* [INFORMATION PROVIDED]
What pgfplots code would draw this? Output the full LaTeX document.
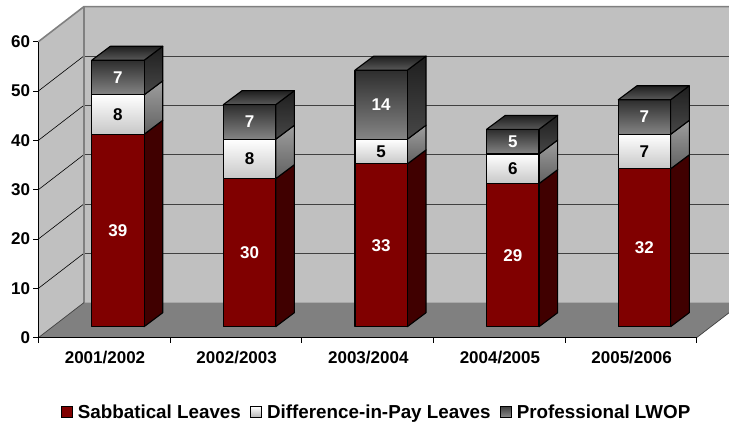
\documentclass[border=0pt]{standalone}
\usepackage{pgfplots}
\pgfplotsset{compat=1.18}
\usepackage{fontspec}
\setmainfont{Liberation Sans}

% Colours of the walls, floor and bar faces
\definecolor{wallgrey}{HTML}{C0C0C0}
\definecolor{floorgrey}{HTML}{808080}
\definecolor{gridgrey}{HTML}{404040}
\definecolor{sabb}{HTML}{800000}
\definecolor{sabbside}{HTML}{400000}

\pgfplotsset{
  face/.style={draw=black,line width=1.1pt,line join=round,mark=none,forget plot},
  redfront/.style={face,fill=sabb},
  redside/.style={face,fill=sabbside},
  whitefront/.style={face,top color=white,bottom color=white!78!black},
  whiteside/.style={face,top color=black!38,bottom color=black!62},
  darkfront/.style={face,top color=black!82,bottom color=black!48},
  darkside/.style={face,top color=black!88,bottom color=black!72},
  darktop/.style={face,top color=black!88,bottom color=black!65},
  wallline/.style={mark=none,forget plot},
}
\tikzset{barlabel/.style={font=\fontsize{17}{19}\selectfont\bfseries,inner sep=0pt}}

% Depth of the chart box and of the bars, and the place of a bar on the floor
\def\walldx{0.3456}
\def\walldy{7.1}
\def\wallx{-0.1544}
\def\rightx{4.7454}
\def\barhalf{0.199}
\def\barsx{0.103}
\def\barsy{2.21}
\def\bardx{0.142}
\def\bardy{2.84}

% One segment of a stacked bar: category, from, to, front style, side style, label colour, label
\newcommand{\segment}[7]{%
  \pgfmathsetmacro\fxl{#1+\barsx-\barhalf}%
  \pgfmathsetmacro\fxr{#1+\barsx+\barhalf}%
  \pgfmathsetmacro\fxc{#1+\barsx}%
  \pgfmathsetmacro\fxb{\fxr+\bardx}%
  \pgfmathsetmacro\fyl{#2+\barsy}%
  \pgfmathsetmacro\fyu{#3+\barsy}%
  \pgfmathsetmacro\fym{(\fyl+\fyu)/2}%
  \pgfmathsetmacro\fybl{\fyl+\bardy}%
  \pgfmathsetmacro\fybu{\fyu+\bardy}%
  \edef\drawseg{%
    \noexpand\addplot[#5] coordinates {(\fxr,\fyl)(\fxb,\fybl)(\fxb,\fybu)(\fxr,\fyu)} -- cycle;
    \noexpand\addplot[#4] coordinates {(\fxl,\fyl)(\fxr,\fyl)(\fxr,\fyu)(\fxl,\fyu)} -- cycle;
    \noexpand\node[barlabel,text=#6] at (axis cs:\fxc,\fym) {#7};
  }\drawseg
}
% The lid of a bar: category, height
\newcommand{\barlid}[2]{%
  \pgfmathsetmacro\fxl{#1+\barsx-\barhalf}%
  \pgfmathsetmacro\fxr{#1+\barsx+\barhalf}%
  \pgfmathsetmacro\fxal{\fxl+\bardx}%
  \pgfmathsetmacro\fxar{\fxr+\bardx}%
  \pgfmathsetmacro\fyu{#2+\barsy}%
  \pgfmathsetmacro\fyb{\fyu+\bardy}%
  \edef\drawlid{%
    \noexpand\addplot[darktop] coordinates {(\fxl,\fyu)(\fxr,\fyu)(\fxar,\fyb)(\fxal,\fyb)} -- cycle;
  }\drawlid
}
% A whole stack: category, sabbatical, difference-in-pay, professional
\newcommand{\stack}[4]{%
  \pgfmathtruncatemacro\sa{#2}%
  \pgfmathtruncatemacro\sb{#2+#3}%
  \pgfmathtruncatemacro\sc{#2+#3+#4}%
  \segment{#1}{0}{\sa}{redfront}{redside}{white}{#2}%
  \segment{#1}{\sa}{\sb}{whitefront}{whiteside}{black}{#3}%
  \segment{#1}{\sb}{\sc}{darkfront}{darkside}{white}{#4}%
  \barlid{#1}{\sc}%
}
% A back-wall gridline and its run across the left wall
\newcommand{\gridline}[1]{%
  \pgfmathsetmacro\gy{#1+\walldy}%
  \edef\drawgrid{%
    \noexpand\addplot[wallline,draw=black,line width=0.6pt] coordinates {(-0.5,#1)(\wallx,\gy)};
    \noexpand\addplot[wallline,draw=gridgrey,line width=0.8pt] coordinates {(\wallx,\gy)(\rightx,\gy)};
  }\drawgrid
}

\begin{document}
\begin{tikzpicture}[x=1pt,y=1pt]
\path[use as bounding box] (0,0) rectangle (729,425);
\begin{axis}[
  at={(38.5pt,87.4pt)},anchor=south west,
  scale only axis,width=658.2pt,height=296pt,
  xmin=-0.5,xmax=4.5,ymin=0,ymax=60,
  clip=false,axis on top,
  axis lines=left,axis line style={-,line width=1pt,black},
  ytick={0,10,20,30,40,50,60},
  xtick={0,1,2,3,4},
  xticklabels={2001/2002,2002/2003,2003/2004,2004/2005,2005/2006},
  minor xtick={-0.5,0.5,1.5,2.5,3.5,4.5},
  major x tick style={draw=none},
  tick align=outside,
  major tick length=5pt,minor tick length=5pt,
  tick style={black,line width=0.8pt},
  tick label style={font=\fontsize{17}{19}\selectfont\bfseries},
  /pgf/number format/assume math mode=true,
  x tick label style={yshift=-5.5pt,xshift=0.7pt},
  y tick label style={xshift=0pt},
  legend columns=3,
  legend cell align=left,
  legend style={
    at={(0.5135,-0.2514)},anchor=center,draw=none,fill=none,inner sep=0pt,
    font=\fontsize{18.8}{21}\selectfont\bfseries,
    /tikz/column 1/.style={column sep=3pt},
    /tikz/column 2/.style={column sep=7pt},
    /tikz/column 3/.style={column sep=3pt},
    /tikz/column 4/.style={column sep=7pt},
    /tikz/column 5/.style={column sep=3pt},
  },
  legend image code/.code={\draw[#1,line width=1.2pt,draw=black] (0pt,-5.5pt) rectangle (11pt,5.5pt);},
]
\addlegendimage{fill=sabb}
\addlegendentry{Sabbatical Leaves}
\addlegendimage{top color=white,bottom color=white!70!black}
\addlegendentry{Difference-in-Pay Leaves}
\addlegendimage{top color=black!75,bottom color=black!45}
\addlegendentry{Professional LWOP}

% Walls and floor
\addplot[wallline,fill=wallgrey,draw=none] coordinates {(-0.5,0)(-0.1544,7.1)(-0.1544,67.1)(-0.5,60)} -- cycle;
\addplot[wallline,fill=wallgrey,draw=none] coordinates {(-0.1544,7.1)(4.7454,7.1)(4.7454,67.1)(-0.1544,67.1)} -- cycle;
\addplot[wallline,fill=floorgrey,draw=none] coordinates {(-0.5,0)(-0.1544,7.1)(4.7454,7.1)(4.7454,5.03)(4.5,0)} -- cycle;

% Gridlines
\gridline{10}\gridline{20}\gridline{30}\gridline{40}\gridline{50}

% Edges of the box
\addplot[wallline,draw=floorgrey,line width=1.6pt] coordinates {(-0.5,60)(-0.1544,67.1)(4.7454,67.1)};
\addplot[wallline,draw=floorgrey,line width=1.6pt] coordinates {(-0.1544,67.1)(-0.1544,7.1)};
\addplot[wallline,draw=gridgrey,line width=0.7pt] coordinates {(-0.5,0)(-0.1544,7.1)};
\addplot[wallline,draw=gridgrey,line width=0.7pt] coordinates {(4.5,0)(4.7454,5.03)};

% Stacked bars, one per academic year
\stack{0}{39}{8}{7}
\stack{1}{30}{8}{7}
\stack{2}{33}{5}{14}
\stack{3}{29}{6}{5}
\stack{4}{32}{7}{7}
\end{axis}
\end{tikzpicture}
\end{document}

* [TASK GOAL] Word for word, quote the full listing, omitting every picture.

* [EXERCISE SOLUTION]
What pgfplots code would draw this? Output the full LaTeX document.
\documentclass[border=0pt]{standalone}
\usepackage{pgfplots}
\pgfplotsset{compat=1.18}
\usepackage{fontspec}
\setmainfont{Liberation Sans}

% Colours of the walls, floor and bar faces
\definecolor{wallgrey}{HTML}{C0C0C0}
\definecolor{floorgrey}{HTML}{808080}
\definecolor{gridgrey}{HTML}{404040}
\definecolor{sabb}{HTML}{800000}
\definecolor{sabbside}{HTML}{400000}

\pgfplotsset{
  face/.style={draw=black,line width=1.1pt,line join=round,mark=none,forget plot},
  redfront/.style={face,fill=sabb},
  redside/.style={face,fill=sabbside},
  whitefront/.style={face,top color=white,bottom color=white!78!black},
  whiteside/.style={face,top color=black!38,bottom color=black!62},
  darkfront/.style={face,top color=black!82,bottom color=black!48},
  darkside/.style={face,top color=black!88,bottom color=black!72},
  darktop/.style={face,top color=black!88,bottom color=black!65},
  wallline/.style={mark=none,forget plot},
}
\tikzset{barlabel/.style={font=\fontsize{17}{19}\selectfont\bfseries,inner sep=0pt}}

% Depth of the chart box and of the bars, and the place of a bar on the floor
\def\walldx{0.3456}
\def\walldy{7.1}
\def\wallx{-0.1544}
\def\rightx{4.7454}
\def\barhalf{0.199}
\def\barsx{0.103}
\def\barsy{2.21}
\def\bardx{0.142}
\def\bardy{2.84}

% One segment of a stacked bar: category, from, to, front style, side style, label colour, label
\newcommand{\segment}[7]{%
  \pgfmathsetmacro\fxl{#1+\barsx-\barhalf}%
  \pgfmathsetmacro\fxr{#1+\barsx+\barhalf}%
  \pgfmathsetmacro\fxc{#1+\barsx}%
  \pgfmathsetmacro\fxb{\fxr+\bardx}%
  \pgfmathsetmacro\fyl{#2+\barsy}%
  \pgfmathsetmacro\fyu{#3+\barsy}%
  \pgfmathsetmacro\fym{(\fyl+\fyu)/2}%
  \pgfmathsetmacro\fybl{\fyl+\bardy}%
  \pgfmathsetmacro\fybu{\fyu+\bardy}%
  \edef\drawseg{%
    \noexpand\addplot[#5] coordinates {(\fxr,\fyl)(\fxb,\fybl)(\fxb,\fybu)(\fxr,\fyu)} -- cycle;
    \noexpand\addplot[#4] coordinates {(\fxl,\fyl)(\fxr,\fyl)(\fxr,\fyu)(\fxl,\fyu)} -- cycle;
    \noexpand\node[barlabel,text=#6] at (axis cs:\fxc,\fym) {#7};
  }\drawseg
}
% The lid of a bar: category, height
\newcommand{\barlid}[2]{%
  \pgfmathsetmacro\fxl{#1+\barsx-\barhalf}%
  \pgfmathsetmacro\fxr{#1+\barsx+\barhalf}%
  \pgfmathsetmacro\fxal{\fxl+\bardx}%
  \pgfmathsetmacro\fxar{\fxr+\bardx}%
  \pgfmathsetmacro\fyu{#2+\barsy}%
  \pgfmathsetmacro\fyb{\fyu+\bardy}%
  \edef\drawlid{%
    \noexpand\addplot[darktop] coordinates {(\fxl,\fyu)(\fxr,\fyu)(\fxar,\fyb)(\fxal,\fyb)} -- cycle;
  }\drawlid
}
% A whole stack: category, sabbatical, difference-in-pay, professional
\newcommand{\stack}[4]{%
  \pgfmathtruncatemacro\sa{#2}%
  \pgfmathtruncatemacro\sb{#2+#3}%
  \pgfmathtruncatemacro\sc{#2+#3+#4}%
  \segment{#1}{0}{\sa}{redfront}{redside}{white}{#2}%
  \segment{#1}{\sa}{\sb}{whitefront}{whiteside}{black}{#3}%
  \segment{#1}{\sb}{\sc}{darkfront}{darkside}{white}{#4}%
  \barlid{#1}{\sc}%
}
% A back-wall gridline and its run across the left wall
\newcommand{\gridline}[1]{%
  \pgfmathsetmacro\gy{#1+\walldy}%
  \edef\drawgrid{%
    \noexpand\addplot[wallline,draw=black,line width=0.6pt] coordinates {(-0.5,#1)(\wallx,\gy)};
    \noexpand\addplot[wallline,draw=gridgrey,line width=0.8pt] coordinates {(\wallx,\gy)(\rightx,\gy)};
  }\drawgrid
}

\begin{document}
\begin{tikzpicture}[x=1pt,y=1pt]
\path[use as bounding box] (0,0) rectangle (729,425);
\begin{axis}[
  at={(38.5pt,87.4pt)},anchor=south west,
  scale only axis,width=658.2pt,height=296pt,
  xmin=-0.5,xmax=4.5,ymin=0,ymax=60,
  clip=false,axis on top,
  axis lines=left,axis line style={-,line width=1pt,black},
  ytick={0,10,20,30,40,50,60},
  xtick={0,1,2,3,4},
  xticklabels={2001/2002,2002/2003,2003/2004,2004/2005,2005/2006},
  minor xtick={-0.5,0.5,1.5,2.5,3.5,4.5},
  major x tick style={draw=none},
  tick align=outside,
  major tick length=5pt,minor tick length=5pt,
  tick style={black,line width=0.8pt},
  tick label style={font=\fontsize{17}{19}\selectfont\bfseries},
  /pgf/number format/assume math mode=true,
  x tick label style={yshift=-5.5pt,xshift=0.7pt},
  y tick label style={xshift=0pt},
  legend columns=3,
  legend cell align=left,
  legend style={
    at={(0.5135,-0.2514)},anchor=center,draw=none,fill=none,inner sep=0pt,
    font=\fontsize{18.8}{21}\selectfont\bfseries,
    /tikz/column 1/.style={column sep=3pt},
    /tikz/column 2/.style={column sep=7pt},
    /tikz/column 3/.style={column sep=3pt},
    /tikz/column 4/.style={column sep=7pt},
    /tikz/column 5/.style={column sep=3pt},
  },
  legend image code/.code={\draw[#1,line width=1.2pt,draw=black] (0pt,-5.5pt) rectangle (11pt,5.5pt);},
]
\addlegendimage{fill=sabb}
\addlegendentry{Sabbatical Leaves}
\addlegendimage{top color=white,bottom color=white!70!black}
\addlegendentry{Difference-in-Pay Leaves}
\addlegendimage{top color=black!75,bottom color=black!45}
\addlegendentry{Professional LWOP}

% Walls and floor
\addplot[wallline,fill=wallgrey,draw=none] coordinates {(-0.5,0)(-0.1544,7.1)(-0.1544,67.1)(-0.5,60)} -- cycle;
\addplot[wallline,fill=wallgrey,draw=none] coordinates {(-0.1544,7.1)(4.7454,7.1)(4.7454,67.1)(-0.1544,67.1)} -- cycle;
\addplot[wallline,fill=floorgrey,draw=none] coordinates {(-0.5,0)(-0.1544,7.1)(4.7454,7.1)(4.7454,5.03)(4.5,0)} -- cycle;

% Gridlines
\gridline{10}\gridline{20}\gridline{30}\gridline{40}\gridline{50}

% Edges of the box
\addplot[wallline,draw=floorgrey,line width=1.6pt] coordinates {(-0.5,60)(-0.1544,67.1)(4.7454,67.1)};
\addplot[wallline,draw=floorgrey,line width=1.6pt] coordinates {(-0.1544,67.1)(-0.1544,7.1)};
\addplot[wallline,draw=gridgrey,line width=0.7pt] coordinates {(-0.5,0)(-0.1544,7.1)};
\addplot[wallline,draw=gridgrey,line width=0.7pt] coordinates {(4.5,0)(4.7454,5.03)};

% Stacked bars, one per academic year
\stack{0}{39}{8}{7}
\stack{1}{30}{8}{7}
\stack{2}{33}{5}{14}
\stack{3}{29}{6}{5}
\stack{4}{32}{7}{7}
\end{axis}
\end{tikzpicture}
\end{document}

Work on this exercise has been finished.